I copied this to my phone over a year ago from an Email I received, in readiness for a head butting session with Diageo personnel over a sign put up on a toilet facility entrance denying entry to Drivers on one of their sights.
Drivers facilities rights regs
Gaining access to toilet facilities can pose a daily challenge for HGV drivers, both on the road and when delivering to depots around the country.
After a long-running campaign, spearheaded by Gillian Kemp at Truckers Toilets (UK) and the Unite union, the Health and Safety Executive (HSE) announced last November that it was clarifying the regulations to make clear that duty-holders must provide facilities for visiting drivers.
At the same time it launched a campaign to raise employer awareness of this duty.
Yet HGV drivers are still reporting difficulties in gaining access to toilet facilities on certain sites. As CM’s own coverage has shown, the problem remains widespread, with offenders ranging from blue-chip high street retail giants, international IT companies and major logistics businesses through to family-owned haulage firms.
Driver complaints
Driver complaints include being refused access to any lavatory facilities, being told toilets are out of order or out of bounds to drivers, and being told to use toilets at nearby petrol stations, or even at local pubs.
Other drivers report access being granted begrudgingly, being made to sign for a key to the facilities or being met, once in the toilet facilities, with demeaning notices directed specifically at drivers, which lecture them on how to keep the facilities clean.
Clearly some duty-holders are just not getting the message. So what can drivers do, if they are denied access to toilet facilities?
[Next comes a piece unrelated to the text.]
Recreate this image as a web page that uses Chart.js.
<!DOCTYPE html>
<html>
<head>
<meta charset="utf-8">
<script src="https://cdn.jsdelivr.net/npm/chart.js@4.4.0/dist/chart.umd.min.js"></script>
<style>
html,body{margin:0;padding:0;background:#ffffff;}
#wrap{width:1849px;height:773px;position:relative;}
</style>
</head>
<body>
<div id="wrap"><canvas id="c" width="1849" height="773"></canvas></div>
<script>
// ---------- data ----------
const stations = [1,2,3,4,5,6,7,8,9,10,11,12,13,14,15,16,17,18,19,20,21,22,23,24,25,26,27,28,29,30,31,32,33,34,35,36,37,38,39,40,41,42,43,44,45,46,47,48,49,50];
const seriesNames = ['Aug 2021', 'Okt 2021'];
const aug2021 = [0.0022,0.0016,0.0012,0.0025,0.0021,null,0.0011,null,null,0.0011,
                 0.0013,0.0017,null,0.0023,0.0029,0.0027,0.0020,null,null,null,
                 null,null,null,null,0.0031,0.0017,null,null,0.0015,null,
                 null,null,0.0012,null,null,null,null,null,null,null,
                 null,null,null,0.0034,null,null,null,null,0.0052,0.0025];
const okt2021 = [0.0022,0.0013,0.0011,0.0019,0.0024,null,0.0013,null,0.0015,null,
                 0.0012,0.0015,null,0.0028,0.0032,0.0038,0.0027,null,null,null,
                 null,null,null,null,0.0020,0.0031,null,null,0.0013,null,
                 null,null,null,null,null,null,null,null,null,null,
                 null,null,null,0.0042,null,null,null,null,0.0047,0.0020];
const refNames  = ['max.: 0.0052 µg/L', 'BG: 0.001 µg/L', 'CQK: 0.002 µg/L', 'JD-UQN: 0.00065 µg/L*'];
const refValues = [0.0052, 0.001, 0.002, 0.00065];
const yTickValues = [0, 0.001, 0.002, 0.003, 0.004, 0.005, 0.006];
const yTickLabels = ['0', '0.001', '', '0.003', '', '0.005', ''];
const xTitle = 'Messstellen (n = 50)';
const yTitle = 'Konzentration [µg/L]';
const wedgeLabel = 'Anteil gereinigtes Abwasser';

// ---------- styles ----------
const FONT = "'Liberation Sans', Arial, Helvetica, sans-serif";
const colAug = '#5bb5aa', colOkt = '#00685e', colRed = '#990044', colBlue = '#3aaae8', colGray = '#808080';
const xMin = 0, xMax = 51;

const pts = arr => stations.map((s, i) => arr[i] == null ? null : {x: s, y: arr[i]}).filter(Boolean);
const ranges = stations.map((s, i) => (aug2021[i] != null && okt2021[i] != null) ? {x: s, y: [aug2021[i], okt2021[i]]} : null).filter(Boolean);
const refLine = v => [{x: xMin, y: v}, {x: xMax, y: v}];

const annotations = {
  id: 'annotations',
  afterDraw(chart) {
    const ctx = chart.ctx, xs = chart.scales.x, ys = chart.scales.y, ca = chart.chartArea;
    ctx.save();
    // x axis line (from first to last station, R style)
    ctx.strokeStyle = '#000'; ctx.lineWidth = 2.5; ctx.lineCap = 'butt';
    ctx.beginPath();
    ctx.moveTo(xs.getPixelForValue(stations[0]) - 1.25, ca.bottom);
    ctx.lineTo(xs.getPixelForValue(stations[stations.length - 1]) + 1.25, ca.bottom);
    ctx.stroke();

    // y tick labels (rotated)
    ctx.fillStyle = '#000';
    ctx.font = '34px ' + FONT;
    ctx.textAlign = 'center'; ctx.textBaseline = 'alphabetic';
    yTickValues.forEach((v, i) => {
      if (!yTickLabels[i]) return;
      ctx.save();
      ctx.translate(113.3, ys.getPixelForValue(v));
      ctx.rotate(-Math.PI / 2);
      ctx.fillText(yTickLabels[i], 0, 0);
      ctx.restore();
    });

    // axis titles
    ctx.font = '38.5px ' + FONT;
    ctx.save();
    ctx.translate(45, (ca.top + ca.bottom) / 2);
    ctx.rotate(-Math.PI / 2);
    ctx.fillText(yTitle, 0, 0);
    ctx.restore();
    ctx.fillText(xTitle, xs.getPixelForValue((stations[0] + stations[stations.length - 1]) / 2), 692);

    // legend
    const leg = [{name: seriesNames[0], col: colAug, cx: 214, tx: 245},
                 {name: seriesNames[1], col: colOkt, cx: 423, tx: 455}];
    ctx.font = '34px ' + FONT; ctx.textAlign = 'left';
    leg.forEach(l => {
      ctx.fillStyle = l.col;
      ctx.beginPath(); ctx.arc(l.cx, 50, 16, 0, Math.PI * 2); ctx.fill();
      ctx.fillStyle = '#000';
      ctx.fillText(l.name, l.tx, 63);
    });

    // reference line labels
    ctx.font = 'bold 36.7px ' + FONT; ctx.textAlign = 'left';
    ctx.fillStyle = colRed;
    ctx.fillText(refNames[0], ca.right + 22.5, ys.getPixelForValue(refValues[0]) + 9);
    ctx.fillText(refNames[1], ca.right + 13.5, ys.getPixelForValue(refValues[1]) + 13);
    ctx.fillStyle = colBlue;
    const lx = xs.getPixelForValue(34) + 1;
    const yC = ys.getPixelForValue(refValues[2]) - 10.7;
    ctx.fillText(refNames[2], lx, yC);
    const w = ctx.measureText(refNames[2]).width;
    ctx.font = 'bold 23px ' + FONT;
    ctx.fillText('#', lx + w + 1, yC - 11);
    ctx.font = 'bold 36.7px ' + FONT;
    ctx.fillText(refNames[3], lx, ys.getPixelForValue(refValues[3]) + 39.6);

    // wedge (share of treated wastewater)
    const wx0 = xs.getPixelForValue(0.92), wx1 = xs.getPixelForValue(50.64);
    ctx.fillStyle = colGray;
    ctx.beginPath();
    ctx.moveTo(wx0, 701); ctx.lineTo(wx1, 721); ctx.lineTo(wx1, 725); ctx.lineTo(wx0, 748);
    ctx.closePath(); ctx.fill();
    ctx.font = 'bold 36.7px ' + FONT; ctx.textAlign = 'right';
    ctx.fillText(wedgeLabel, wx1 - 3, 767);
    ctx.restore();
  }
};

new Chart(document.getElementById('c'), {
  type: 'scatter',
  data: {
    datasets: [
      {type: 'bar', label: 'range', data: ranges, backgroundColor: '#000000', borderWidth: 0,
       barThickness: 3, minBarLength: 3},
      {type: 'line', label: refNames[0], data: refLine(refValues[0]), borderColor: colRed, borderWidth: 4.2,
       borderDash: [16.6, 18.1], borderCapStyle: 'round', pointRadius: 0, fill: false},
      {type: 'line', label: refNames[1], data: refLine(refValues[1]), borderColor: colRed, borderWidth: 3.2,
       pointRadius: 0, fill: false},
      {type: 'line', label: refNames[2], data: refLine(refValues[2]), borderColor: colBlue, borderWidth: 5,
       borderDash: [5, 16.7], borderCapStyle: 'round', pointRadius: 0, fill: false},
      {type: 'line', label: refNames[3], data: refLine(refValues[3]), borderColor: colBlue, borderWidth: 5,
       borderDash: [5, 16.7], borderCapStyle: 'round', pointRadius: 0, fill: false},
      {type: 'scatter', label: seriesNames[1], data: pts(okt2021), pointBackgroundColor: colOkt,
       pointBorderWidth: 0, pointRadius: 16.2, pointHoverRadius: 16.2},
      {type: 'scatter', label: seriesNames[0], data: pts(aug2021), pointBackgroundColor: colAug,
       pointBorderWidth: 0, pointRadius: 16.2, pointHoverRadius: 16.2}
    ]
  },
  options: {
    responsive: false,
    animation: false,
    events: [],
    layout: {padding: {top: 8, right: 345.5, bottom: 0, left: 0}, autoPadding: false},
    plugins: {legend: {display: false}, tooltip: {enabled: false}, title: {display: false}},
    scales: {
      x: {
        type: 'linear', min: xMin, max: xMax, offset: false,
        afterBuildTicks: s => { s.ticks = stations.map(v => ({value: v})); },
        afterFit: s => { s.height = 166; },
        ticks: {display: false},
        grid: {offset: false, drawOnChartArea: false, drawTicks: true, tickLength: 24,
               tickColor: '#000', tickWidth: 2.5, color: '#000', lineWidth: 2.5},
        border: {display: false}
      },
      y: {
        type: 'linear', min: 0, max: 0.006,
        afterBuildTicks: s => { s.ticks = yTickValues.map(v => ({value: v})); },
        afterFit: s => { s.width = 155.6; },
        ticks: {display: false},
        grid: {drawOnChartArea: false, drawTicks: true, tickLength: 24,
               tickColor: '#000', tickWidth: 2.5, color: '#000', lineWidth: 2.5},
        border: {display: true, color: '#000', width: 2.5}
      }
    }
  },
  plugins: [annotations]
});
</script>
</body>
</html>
One way drivers can fight back is to know their rights. The HSE told CM: “When a visiting delivery driver visits non-domestic premises as part of their work, the duty holder/employer at that workplace must –and not should, as it states in ACOP L124 – provide access to welfare facilities.”
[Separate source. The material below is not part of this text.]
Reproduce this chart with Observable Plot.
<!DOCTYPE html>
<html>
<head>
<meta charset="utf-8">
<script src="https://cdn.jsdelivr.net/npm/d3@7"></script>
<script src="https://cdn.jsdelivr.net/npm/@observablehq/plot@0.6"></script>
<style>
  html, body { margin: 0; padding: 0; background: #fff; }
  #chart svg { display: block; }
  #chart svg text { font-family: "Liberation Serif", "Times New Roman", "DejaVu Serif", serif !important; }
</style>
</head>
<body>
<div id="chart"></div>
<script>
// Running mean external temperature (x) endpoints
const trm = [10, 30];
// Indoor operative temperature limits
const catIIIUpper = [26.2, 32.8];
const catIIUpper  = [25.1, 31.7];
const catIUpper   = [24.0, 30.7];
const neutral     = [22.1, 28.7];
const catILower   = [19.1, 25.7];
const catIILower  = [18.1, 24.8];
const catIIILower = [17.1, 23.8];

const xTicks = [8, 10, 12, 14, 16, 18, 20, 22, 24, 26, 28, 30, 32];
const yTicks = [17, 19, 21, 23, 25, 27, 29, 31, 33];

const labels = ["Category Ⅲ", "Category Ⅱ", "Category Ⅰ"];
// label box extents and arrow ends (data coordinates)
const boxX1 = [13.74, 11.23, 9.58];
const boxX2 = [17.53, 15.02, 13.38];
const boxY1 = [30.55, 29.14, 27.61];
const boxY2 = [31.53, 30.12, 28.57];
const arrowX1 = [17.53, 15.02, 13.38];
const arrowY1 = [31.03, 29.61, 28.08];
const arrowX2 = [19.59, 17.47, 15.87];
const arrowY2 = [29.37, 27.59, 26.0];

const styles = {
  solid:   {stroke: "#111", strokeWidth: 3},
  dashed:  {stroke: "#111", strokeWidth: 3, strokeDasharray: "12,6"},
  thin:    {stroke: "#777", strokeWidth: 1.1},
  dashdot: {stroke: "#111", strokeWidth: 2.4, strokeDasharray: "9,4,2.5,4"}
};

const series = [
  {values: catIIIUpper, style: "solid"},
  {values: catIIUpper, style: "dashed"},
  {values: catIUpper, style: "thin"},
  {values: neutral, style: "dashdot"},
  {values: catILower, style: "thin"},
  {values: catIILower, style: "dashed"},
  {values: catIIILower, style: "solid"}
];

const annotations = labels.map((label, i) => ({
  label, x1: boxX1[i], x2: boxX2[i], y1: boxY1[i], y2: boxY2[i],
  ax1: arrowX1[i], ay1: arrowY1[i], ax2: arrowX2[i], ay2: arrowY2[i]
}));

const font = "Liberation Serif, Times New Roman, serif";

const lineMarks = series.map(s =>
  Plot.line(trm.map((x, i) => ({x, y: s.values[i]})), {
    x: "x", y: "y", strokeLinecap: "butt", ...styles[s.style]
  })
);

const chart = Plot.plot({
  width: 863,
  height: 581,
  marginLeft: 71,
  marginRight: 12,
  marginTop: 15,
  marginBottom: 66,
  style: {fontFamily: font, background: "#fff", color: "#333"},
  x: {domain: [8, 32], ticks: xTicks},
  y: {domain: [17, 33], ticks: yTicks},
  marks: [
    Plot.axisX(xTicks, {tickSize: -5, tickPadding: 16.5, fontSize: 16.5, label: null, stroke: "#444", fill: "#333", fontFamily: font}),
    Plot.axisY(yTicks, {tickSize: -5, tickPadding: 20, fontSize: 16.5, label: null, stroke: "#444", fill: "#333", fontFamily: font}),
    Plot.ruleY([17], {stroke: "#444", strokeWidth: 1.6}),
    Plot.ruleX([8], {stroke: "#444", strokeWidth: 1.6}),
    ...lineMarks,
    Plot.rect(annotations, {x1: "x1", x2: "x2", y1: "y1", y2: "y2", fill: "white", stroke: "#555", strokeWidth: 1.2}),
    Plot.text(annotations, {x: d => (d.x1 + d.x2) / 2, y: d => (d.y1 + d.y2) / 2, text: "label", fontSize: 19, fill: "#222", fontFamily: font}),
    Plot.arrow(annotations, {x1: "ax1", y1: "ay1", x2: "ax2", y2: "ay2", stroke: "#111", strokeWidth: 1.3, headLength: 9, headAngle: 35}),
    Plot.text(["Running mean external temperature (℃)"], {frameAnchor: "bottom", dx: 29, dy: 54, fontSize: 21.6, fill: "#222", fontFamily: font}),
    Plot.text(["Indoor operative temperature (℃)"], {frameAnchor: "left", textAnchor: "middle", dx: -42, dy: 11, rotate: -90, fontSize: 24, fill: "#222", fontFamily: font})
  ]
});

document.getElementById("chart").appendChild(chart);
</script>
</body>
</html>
An HSE spokesman added: “There is a legal requirement to provide visiting delivery drivers with access to toilets and washing facilities under the Workplace (Health, Safety and Welfare) Regulations 1992.”
Drivers who are denied this right should complain to the HSE, the spokesman said, adding that it “has a legal right to make enquiries about all allegations or complaints made to it” .
Unite is another source of support for drivers. Its campaign has organised pickets such as one at the Port of Liverpool last year, to protest about the lack of driver toilet facilities at the Seaforth container terminal.
Unite’s national officer Adrian Jones urges drivers to report any incidents to the union. “If employers continue to refuse our members access to toilets we will pursue them through all avenues open to us, and that will include naming and shaming companies that deny drivers the right to spend a penny,” he warns.
Michelle Barkley, the architectural representative on the DfT’s working group addressing this issue, advises truck drivers to carry a copy of the HSE clarification.
Lack of awareness
“There really is a low level of awareness among businesses,” she says, “so if a driver can show that announcement, their complaint will carry much more weight”.
She also recommends that drivers complaining to the HSE about being denied access to toilets should refer to the HSE’s recent clarification, since “not everyone at the HSE is necessarily aware of the regulations on this”.
Failure to provide toilet facilities for visiting drivers can create health hazards. Drivers who cannot access toilets are often forced to use the roadside or lay-bys, creating a health hazard for other travellers – not to mention the health hazard posed to consumers, if the drivers are delivering food and drinks.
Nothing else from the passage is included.